To Infinity and Beyond

Math is a human language.  The universe, contrary to some religious claptrap on the interwebs, is not made of math, and, in fact, math, while incredibly useful and powerful compared to, I don’t know, using your fingers, does a rather poor job at describing the universe.

The problem isn’t the math.  It’s us.  Our brains aren’t limited to reality.  We can imagine unicorns, immovable objects, honest politicians.  Bat shit crazy stuff.

The universe just is.  Math is one way we try and make sense of it.  But we invented it and we believe some crazy stuff and so math has some crazy stuff in it.

To the best of our knowledge the universe contains (or is) a finite amount of energy that can be transmuted, but not created or destroyed (don’t start, quantum physicists, we’ll get to that nonsense in another article).  To the best of our knowledge there can’t be a negative number of hydrogen atoms or photons in the universe.  To the best of our knowledge, no part of the universe (spoiler alert) is imaginary.
So how come so many cosmologists, astronomers, mathematicians, and other assorted people say things like “infinite” and “singularity” (infinitely small, or at least packed together), “imaginary numbers” and the like?  No idea.  But it’s complete nonsense.

I mean when comedians go around talking about different infinities (there being more even numbers than odd and even numbers).  Well, they’re comedians.  When physicists do it, it’s weird.  I mean in our minds we can imagine an infinite set of numbers, but in the real world there aren’t any numbers, not really.  There’s stuff you can either make numbers out of (shiny tape, wood, plastic) or there’s things you can count.  But there’s not an infinite amount of stuff with which to do either.  No line can go on forever.  Lines are made of stuff.
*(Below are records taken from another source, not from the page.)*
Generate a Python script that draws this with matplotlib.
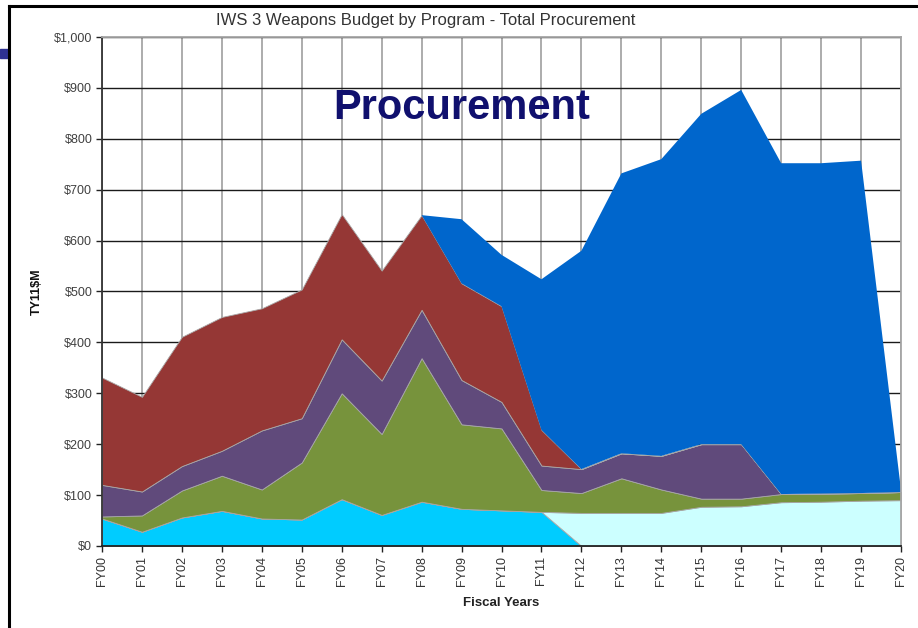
import numpy as np
import matplotlib.pyplot as plt
from matplotlib.patches import Rectangle
from matplotlib.lines import Line2D

plt.rcParams['font.family'] = ['Liberation Sans', 'DejaVu Sans']

# Fiscal years FY00..FY20
years = ['FY%02d' % i for i in range(21)]

# Stacked program budgets (TY11 $M), bottom to top
cyan = [54, 28, 56, 69, 54, 52, 92, 61, 87, 73, 70, 67, 0, 0, 0, 0, 0, 0, 0, 0, 0]
light_cyan = [0, 0, 0, 0, 0, 0, 0, 0, 0, 0, 0, 0, 65, 65, 65, 77, 78, 86, 87, 89, 90]
green = [4, 32, 53, 69, 57, 112, 208, 159, 282, 166, 161, 43, 39, 68, 46, 16, 15, 16, 16, 15, 16]
purple = [62, 47, 48, 49, 116, 87, 106, 105, 95, 87, 52, 48, 47, 49, 66, 107, 107, 0, 0, 0, 0]
red = [211, 186, 254, 263, 240, 253, 246, 216, 186, 190, 188, 70, 0, 0, 0, 0, 0, 0, 0, 0, 0]
blue = [0, 0, 0, 0, 0, 0, 0, 0, 0, 126, 101, 296, 429, 550, 583, 649, 696, 650, 649, 653, 4]

colors = ['#00CCFF', '#CCFFFF', '#77933C', '#604A7B', '#953735', '#0066CC']
y_ticks = [0, 100, 200, 300, 400, 500, 600, 700, 800, 900, 1000]
y_labels = ['$0', '$100', '$200', '$300', '$400', '$500', '$600', '$700', '$800', '$900', '$1,000']

fig = plt.figure(figsize=(9.18, 6.28), dpi=100)
ax = fig.add_axes([0.1111, 0.1306, 0.8704, 0.8105])

x = np.arange(len(years))
polys = ax.stackplot(x, cyan, light_cyan, green, purple, red, blue, colors=colors)
for p, c in zip(polys, colors):
    if c == '#0066CC':
        p.set_linewidth(0)
    else:
        p.set_edgecolor('#A8A8A8')
        p.set_linewidth(0.6)

ax.set_xlim(0, 20)
ax.set_ylim(0, 1000)
ax.set_xticks(x)
ax.set_xticklabels(years, rotation=90, fontsize=9, color='#333333')
ax.set_yticks(y_ticks)
ax.set_yticklabels(y_labels, fontsize=9, color='#404040')
ax.tick_params(axis='both', direction='out', length=4, width=1, color='#222222', pad=3)

ax.set_axisbelow(True)
ax.grid(axis='x', color='#A6A6A6', linewidth=1.3)
ax.grid(axis='y', color='#1A1A1A', linewidth=1)

ax.spines['left'].set_color('#333333')
ax.spines['bottom'].set_color('#222222')
ax.spines['top'].set_color('#A6A6A6')
ax.spines['right'].set_color('#A6A6A6')
for s in ax.spines.values():
    s.set_linewidth(1.3)

ax.set_xlabel('Fiscal Years', fontsize=9.5, fontweight='bold', color='#222222', labelpad=8)
ax.set_ylabel('TY11$M', fontsize=9, fontweight='bold', color='#111111', labelpad=8)
fig.text(0.464, 0.9666, 'IWS 3 Weapons Budget by Program - Total Procurement', fontsize=12,
         color='#333333', ha='center', va='center')

ax.text(0.45, 0.86, 'Procurement', transform=ax.transAxes, fontsize=30,
        fontweight='bold', color='#10106E', ha='center', va='center')

# slide frame and marker
fig.add_artist(Line2D([0.0095, 1.0], [0.9904, 0.9904], color='black', linewidth=2.2))
fig.add_artist(Line2D([0.0095, 0.0095], [0.0, 0.9904], color='black', linewidth=2.2))
fig.add_artist(Rectangle((0.0, 0.907), 0.009, 0.015, color='#2E3192', transform=fig.transFigure))

fig.savefig('out.png', dpi=100)
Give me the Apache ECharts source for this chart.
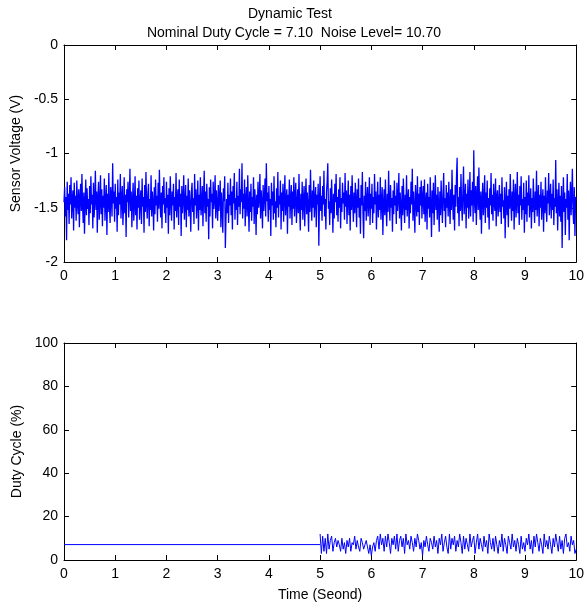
<!DOCTYPE html>
<html>
<head>
<meta charset="utf-8">
<script src="https://cdn.jsdelivr.net/npm/echarts@6/dist/echarts.min.js"></script>
<style>html,body{margin:0;padding:0;background:#fff}#c{width:587px;height:608px}</style>
</head>
<body>
<div id="c"></div>
<script>
// Top panel: sensor voltage sampled every 0.0125 s from 0 to 10 s
var voltStep = 0.0125;
var voltage = [
-1.45,-1.31,-1.58,-1.40,-1.80,-1.26,-1.52,-1.37,-1.65,-1.29,-1.47,-1.22,-1.60,-1.43,-1.34,-1.71,-1.27,-1.50,-1.39,-1.62,
-1.25,-1.46,-1.56,-1.33,-1.68,-1.41,-1.28,-1.53,-1.19,-1.48,-1.64,-1.36,-1.74,-1.44,-1.24,-1.57,-1.32,-1.51,-1.42,-1.66,
-1.30,-1.55,-1.21,-1.47,-1.38,-1.69,-1.27,-1.59,-1.43,-1.16,-1.52,-1.35,-1.73,-1.40,-1.26,-1.61,-1.45,-1.20,-1.56,-1.33,
-1.67,-1.39,-1.50,-1.23,-1.62,-1.44,-1.29,-1.75,-1.37,-1.54,-1.18,-1.48,-1.64,-1.31,-1.41,-1.58,-1.09,-1.46,-1.35,-1.63,
-1.28,-1.51,-1.40,-1.72,-1.24,-1.57,-1.36,-1.47,-1.19,-1.60,-1.42,-1.30,-1.66,-1.49,-1.22,-1.55,-1.38,-1.77,-1.33,-1.45,
-1.26,-1.59,-1.41,-1.14,-1.53,-1.35,-1.68,-1.43,-1.27,-1.62,-1.48,-1.21,-1.57,-1.39,-1.70,-1.32,-1.50,-1.25,-1.61,-1.44,
-1.34,-1.65,-1.23,-1.49,-1.40,-1.73,-1.29,-1.54,-1.17,-1.46,-1.60,-1.37,-1.28,-1.67,-1.42,-1.52,-1.20,-1.58,-1.35,-1.45,
-1.71,-1.31,-1.56,-1.24,-1.48,-1.39,-1.63,-1.27,-1.51,-1.15,-1.44,-1.59,-1.36,-1.69,-1.30,-1.47,-1.22,-1.55,-1.41,-1.64,
-1.26,-1.50,-1.38,-1.74,-1.32,-1.57,-1.21,-1.45,-1.62,-1.35,-1.48,-1.28,-1.70,-1.40,-1.53,-1.18,-1.59,-1.43,-1.33,-1.66,
-1.24,-1.49,-1.37,-1.76,-1.30,-1.55,-1.42,-1.20,-1.61,-1.46,-1.29,-1.68,-1.39,-1.52,-1.23,-1.58,-1.34,-1.47,-1.72,-1.36,
-1.27,-1.54,-1.41,-1.65,-1.19,-1.48,-1.33,-1.60,-1.44,-1.25,-1.71,-1.38,-1.52,-1.22,-1.57,-1.46,-1.30,-1.67,-1.40,-1.16,
-1.55,-1.35,-1.63,-1.28,-1.49,-1.42,-1.79,-1.31,-1.58,-1.24,-1.45,-1.37,-1.69,-1.26,-1.51,-1.43,-1.20,-1.60,-1.34,-1.47,
-1.62,-1.29,-1.53,-1.40,-1.25,-1.68,-1.36,-1.50,-1.73,-1.32,-1.44,-1.21,-1.87,-1.59,-1.42,-1.55,-1.27,-1.64,-1.38,-1.48,
-1.23,-1.57,-1.35,-1.70,-1.30,-1.46,-1.18,-1.61,-1.41,-1.52,-1.26,-1.66,-1.39,-1.49,-1.14,-1.56,-1.33,-1.45,-1.09,-1.60,
-1.37,-1.51,-1.24,-1.67,-1.43,-1.31,-1.58,-1.20,-1.47,-1.72,-1.35,-1.54,-1.28,-1.62,-1.40,-1.49,-1.22,-1.65,-1.33,-1.45,
-1.75,-1.38,-1.56,-1.26,-1.50,-1.42,-1.19,-1.60,-1.34,-1.46,-1.69,-1.29,-1.53,-1.41,-1.23,-1.58,-1.09,-1.44,-1.36,-1.63,
-1.30,-1.52,-1.42,-1.76,-1.27,-1.48,-1.35,-1.61,-1.21,-1.55,-1.44,-1.68,-1.32,-1.50,-1.17,-1.59,-1.39,-1.47,-1.25,-1.70,
-1.36,-1.53,-1.28,-1.63,-1.41,-1.20,-1.57,-1.45,-1.33,-1.74,-1.38,-1.49,-1.24,-1.60,-1.43,-1.29,-1.66,-1.35,-1.51,-1.22,
-1.58,-1.40,-1.27,-1.64,-1.46,-1.33,-1.55,-1.19,-1.49,-1.71,-1.37,-1.52,-1.26,-1.61,-1.43,-1.30,-1.67,-1.41,-1.23,-1.56,
-1.36,-1.48,-1.72,-1.29,-1.54,-1.15,-1.45,-1.62,-1.34,-1.50,-1.25,-1.59,-1.42,-1.31,-1.68,-1.38,-1.47,-1.28,-1.85,-1.44,
-1.21,-1.53,-1.39,-1.62,-1.30,-1.47,-1.16,-1.58,-1.42,-1.70,-1.35,-1.26,-1.09,-1.51,-1.44,-1.66,-1.32,-1.55,-1.24,-1.48,
-1.73,-1.37,-1.60,-1.28,-1.45,-1.19,-1.57,-1.40,-1.63,-1.33,-1.50,-1.22,-1.69,-1.41,-1.54,-1.27,-1.46,-1.36,-1.61,-1.18,
-1.49,-1.34,-1.65,-1.42,-1.25,-1.57,-1.38,-1.71,-1.30,-1.52,-1.20,-1.46,-1.63,-1.36,-1.55,-1.27,-1.44,-1.68,-1.33,-1.50,
-1.23,-1.59,-1.41,-1.74,-1.29,-1.48,-1.17,-1.56,-1.78,-1.39,-1.53,-1.26,-1.62,-1.43,-1.31,-1.58,-1.45,-1.22,-1.66,-1.37,
-1.51,-1.28,-1.64,-1.40,-1.55,-1.19,-1.47,-1.35,-1.70,-1.43,-1.26,-1.59,-1.38,-1.52,-1.22,-1.61,-1.44,-1.31,-1.75,-1.46,
-1.33,-1.57,-1.24,-1.49,-1.67,-1.37,-1.54,-1.16,-1.45,-1.62,-1.29,-1.50,-1.41,-1.72,-1.34,-1.56,-1.25,-1.48,-1.39,-1.65,
-1.27,-1.53,-1.42,-1.18,-1.60,-1.36,-1.49,-1.71,-1.30,-1.57,-1.23,-1.45,-1.64,-1.38,-1.52,-1.20,-1.58,-1.43,-1.33,-1.69,
-1.40,-1.55,-1.26,-1.47,-1.14,-1.62,-1.35,-1.50,-1.73,-1.29,-1.44,-1.58,-1.21,-1.54,-1.37,-1.66,-1.31,-1.48,-1.25,-1.60,
-1.42,-1.30,-1.56,-1.24,-1.63,-1.45,-1.36,-1.70,-1.28,-1.51,-1.40,-1.59,-1.22,-1.48,-1.77,-1.34,-1.55,-1.27,-1.66,-1.43,
-1.20,-1.52,-1.38,-1.61,-1.31,-1.47,-1.72,-1.35,-1.57,-1.25,-1.44,-1.64,-1.39,-1.18,-1.53,-1.41,-1.68,-1.29,-1.50,-1.36,
-1.58,-1.26,-1.46,-1.65,-1.33,-1.52,-1.15,-1.44,-1.61,-1.38,-1.71,-1.29,-1.49,-1.22,-1.04,-1.55,-1.40,-1.67,-1.31,-1.53,
-1.19,-1.47,-1.62,-1.35,-1.12,-1.56,-1.42,-1.28,-1.69,-1.37,-1.50,-1.24,-1.60,-1.45,-1.17,-1.58,-1.34,-1.48,-1.26,-1.63,
-0.97,-1.43,-1.55,-1.30,-1.66,-1.39,-1.21,-1.52,-1.13,-1.47,-1.61,-1.35,-1.74,-1.42,-1.27,-1.57,-1.44,-1.20,-1.64,-1.36,
-1.50,-1.25,-1.59,-1.41,-1.70,-1.32,-1.48,-1.18,-1.56,-1.38,-1.62,-1.28,-1.45,-1.53,-1.23,-1.67,-1.40,-1.34,-1.58,-1.46,
-1.29,-1.54,-1.37,-1.65,-1.22,-1.49,-1.43,-1.60,-1.31,-1.78,-1.45,-1.26,-1.57,-1.39,-1.68,-1.33,-1.51,-1.19,-1.46,-1.62,
-1.35,-1.53,-1.24,-1.70,-1.41,-1.28,-1.59,-1.44,-1.17,-1.55,-1.38,-1.66,-1.30,-1.48,-1.21,-1.61,-1.42,-1.52,-1.27,-1.73,
-1.40,-1.56,-1.25,-1.63,-1.36,-1.48,-1.20,-1.59,-1.44,-1.32,-1.69,-1.41,-1.54,-1.23,-1.47,-1.64,-1.35,-1.52,-1.16,-1.58,
-1.43,-1.29,-1.67,-1.38,-1.50,-1.26,-1.61,-1.45,-1.33,-1.72,-1.39,-1.55,-1.22,-1.49,-1.63,-1.34,-1.46,-1.18,-1.57,-1.42,
-1.28,-1.60,-1.37,-1.52,-1.24,-1.66,-1.41,-1.49,-1.06,-1.55,-1.33,-1.71,-1.45,-1.27,-1.58,-1.39,-1.63,-1.30,-1.87,-1.47,
-1.22,-1.54,-1.36,-1.75,-1.42,-1.50,-1.19,-1.61,-1.34,-1.80,-1.44,-1.26,-1.57,-1.38,-1.14,-1.53,-1.65,-1.31,-1.76,-1.40,
-1.43
];

// Bottom panel: nominal duty cycle held 0..5 s, then noisy duty cycle 5..10 s
var nominalDuty = 7.10;
var nominalSpan = [0, 5];
var dutyStart = 5;
var dutyStep = 0.025;
var duty = [
12,3,11,4,10,3,12,5,9,11,4,8,10,6,9,7,4,10,5,8,
3,9,6,10,4,8,7,11,5,9,6,4,10,8,5,7,9,6,3,7,
2,6,8,4,9,11,5,12,7,10,4,11,6,12,8,3,10,7,11,5,
12,4,9,11,6,10,3,12,7,9,5,11,8,4,10,6,12,9,5,8,
2,9,6,11,7,4,10,8,5,11,6,9,3,10,7,12,4,8,11,6,
3,12,5,10,7,11,4,9,6,12,8,3,11,5,10,7,4,12,6,9,
11,3,8,12,5,10,7,4,11,6,9,3,12,8,5,10,4,11,7,3,
9,6,12,4,10,7,3,11,8,5,12,6,9,4,10,7,3,11,5,8,
4,10,7,12,5,9,3,11,6,12,8,4,10,7,3,12,6,9,5,11,
7,3,10,6,12,8,4,11,5,9,3,10,12,6,8,4,11,7,9,3,
5
];

var titleMain = 'Dynamic Test';
var titleSub = 'Nominal Duty Cycle = 7.10  Noise Level= 10.70';
var xName = 'Time (Seond)';
var yNameTop = 'Sensor Voltage (V)';
var yNameBottom = 'Duty Cycle (%)';

var voltData = voltage.map(function (v, i) { return [+(i * voltStep).toFixed(4), v]; });
var dutyData = duty.map(function (v, i) { return [+(dutyStart + i * dutyStep).toFixed(3), v]; });
var nominalData = [[nominalSpan[0], nominalDuty], [nominalSpan[1], nominalDuty]];

var FONT = 'Liberation Sans, Arial, sans-serif';
var axisLine = { show: true, onZero: false, lineStyle: { color: '#000', width: 1 } };
var tick = { show: true, inside: true, length: 5, lineStyle: { color: '#000' } };
var lbl = { color: '#000', fontSize: 14, fontFamily: FONT };

function xAx(grid, pos, showLabel, name) {
  return {
    type: 'value', gridIndex: grid, position: pos, min: 0, max: 10, interval: 1,
    axisLine: axisLine, axisTick: tick, splitLine: { show: false },
    axisLabel: Object.assign({ show: showLabel, margin: 7 }, lbl),
    name: name || '', nameLocation: 'middle', nameGap: 28,
    nameTextStyle: { color: '#000', fontSize: 14, fontFamily: FONT }
  };
}
function yAx(grid, pos, showLabel, min, max, interval, name) {
  return {
    type: 'value', gridIndex: grid, position: pos, min: min, max: max, interval: interval,
    axisLine: axisLine, axisTick: tick, splitLine: { show: false },
    axisLabel: Object.assign({ show: showLabel, margin: 6 }, lbl),
    name: name || '', nameLocation: 'middle', nameGap: 32,
    nameTextStyle: { color: '#000', fontSize: 14, fontFamily: FONT }
  };
}

var chart = echarts.init(document.getElementById('c'), null, { renderer: 'canvas' });
chart.setOption({
  animation: false,
  backgroundColor: '#fff',
  title: [
    { text: titleMain, left: 285, top: 2, textAlign: 'center',
      textStyle: { color: '#000', fontSize: 14, fontWeight: 'normal', fontFamily: FONT } },
    { text: titleSub, left: 289, top: 21, textAlign: 'center',
      textStyle: { color: '#000', fontSize: 14, fontWeight: 'normal', fontFamily: FONT } }
  ],
  grid: [
    { left: 64, top: 45, width: 513, height: 217, show: false },
    { left: 64, top: 343, width: 513, height: 217, show: false }
  ],
  xAxis: [
    xAx(0, 'bottom', true),
    xAx(0, 'top', false),
    xAx(1, 'bottom', true, xName),
    xAx(1, 'top', false)
  ],
  yAxis: [
    yAx(0, 'left', true, -2, 0, 0.5, yNameTop),
    yAx(0, 'right', false, -2, 0, 0.5),
    yAx(1, 'left', true, 0, 100, 20, yNameBottom),
    yAx(1, 'right', false, 0, 100, 20)
  ],
  series: [
    { type: 'line', xAxisIndex: 0, yAxisIndex: 0, data: voltData, showSymbol: false,
      lineStyle: { color: '#0000ff', width: 1.3 }, silent: true },
    { type: 'line', xAxisIndex: 2, yAxisIndex: 2, data: nominalData, showSymbol: false,
      lineStyle: { color: '#0000ff', width: 1 }, silent: true },
    { type: 'line', xAxisIndex: 2, yAxisIndex: 2, data: dutyData, showSymbol: false, step: 'end',
      lineStyle: { color: '#0000ff', width: 1 }, silent: true }
  ]
});
</script>
</body>
</html>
There’s not an infinite amount of stuff.  We can pretend a line goes on forever.  We can pretend we like oysters or scotch.  There’s nothing you can’t pretend.  There are limits on what you can actually do.

So.  the universe can’t expand forever.  It won’t exist for infinite time.  Black holes don’t work that way nor the early universe (the matter doesn’t run out of space to occupy, space increasingly warps in the presence of increasing matter (or energy)). The monkeys never produce all of Shakespeare (though they get through a surprising amount of Lear).